A regulatory impasse and the FDA’s cancellation of a meeting to discuss the next steps in a R&D program have prompted Kezar Life Sciences to prepare to lay off staff and explore strategic alternatives.
Kezar had asked to meet with the FDA in the fourth quarter to discuss plans to develop zetomipzomib in patients with autoimmune hepatitis (AIH). The biotech shared phase 2a data on the immunoproteasome inhibitor in AIH in March and got an FDA hold on the program lifted in July. Seeking alignment on the next steps, Kezar proposed meeting with the FDA to discuss a planned registration-enabling study.
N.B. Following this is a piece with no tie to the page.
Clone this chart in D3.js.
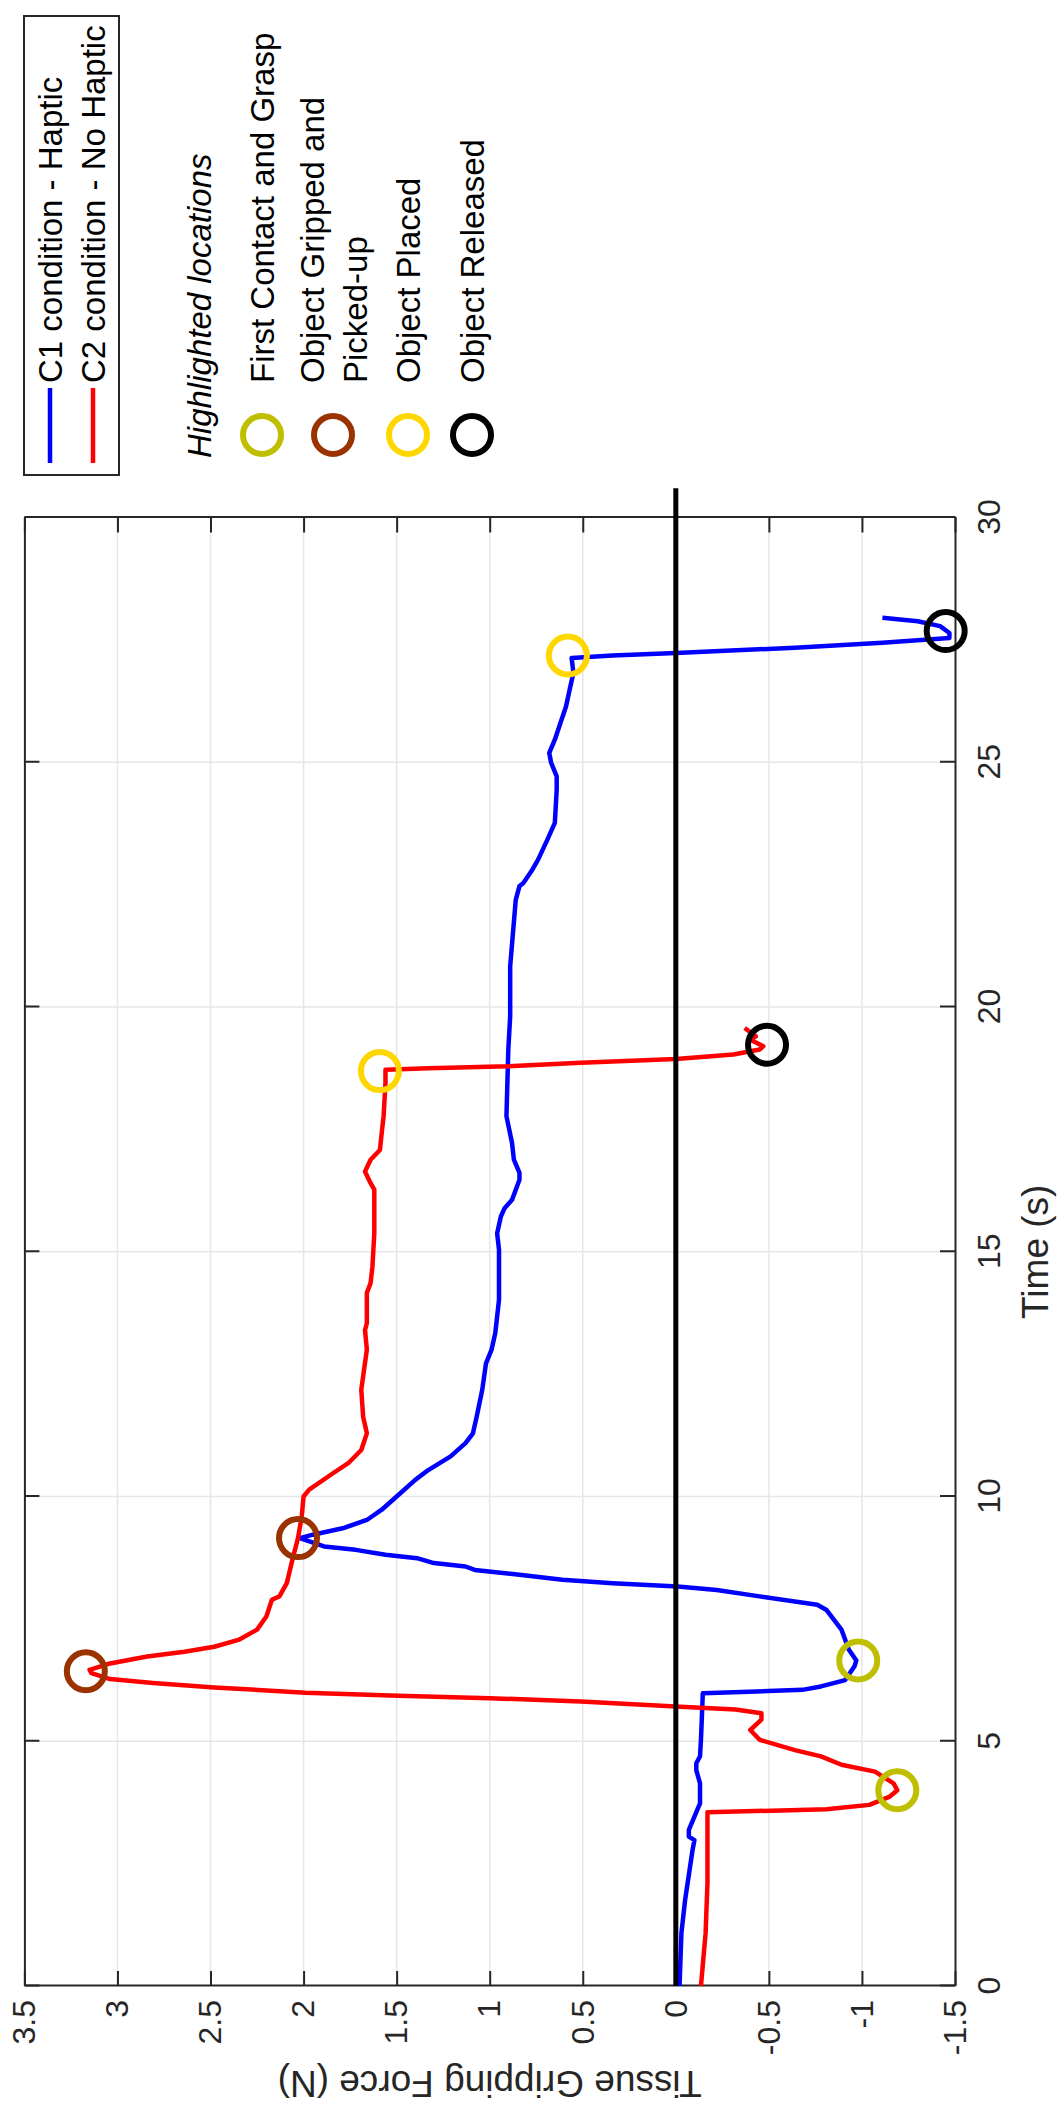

The biotech provided an update after the stock market closed Thursday, telling investors that it had been unable to align with the FDA on a potential registrational clinical trial. Kezar added the agency canceled a meeting. Chris Kirk, Ph.D., CEO of Kezar, called the cancellation an “unusual decision” in a statement.
Kezar employees are set to bear the brunt of the situation. The biotech is planning to lay off staff as part of a broader cost-cutting drive. Kezar, which ended last year with 55 full-time employees, is yet to say how many people will lose their jobs, but its comments suggest deep cuts are coming. The company plans to retain employees who are essential for supporting value creation as part of its strategic review.
Related
Kezar ended September with $90.2 million. The company’s cash and Nasdaq listing are two assets the biotech has to offer potential buyers. Zetomipzomib is another potential bargaining chip, although the deadlock with the FDA suggests the program may only appeal to a company with deeper pockets than Kezar.
According to the biotech, the FDA has requested a standalone study to define the pharmacokinetics of zetomipzomib in individuals with significant hepatic impairment before the next trial in AIH. For its part, Kezar had planned to exclude AIH patients with significant hepatic impairment from its proposed registration-enabling trial. The biotech said the interim study requested by the FDA will delay the program by two years.
Kirk told investors that Kezar lacks the resources to extend the development timeline. Kezar’s CEO also questioned the technical feasibility, medical need and patient burden of the FDA’s requirement for trials to include 48-hour patient monitoring in a clinical research unit.
Shares in Kezar rose 37% to $5.71 in premarket trading.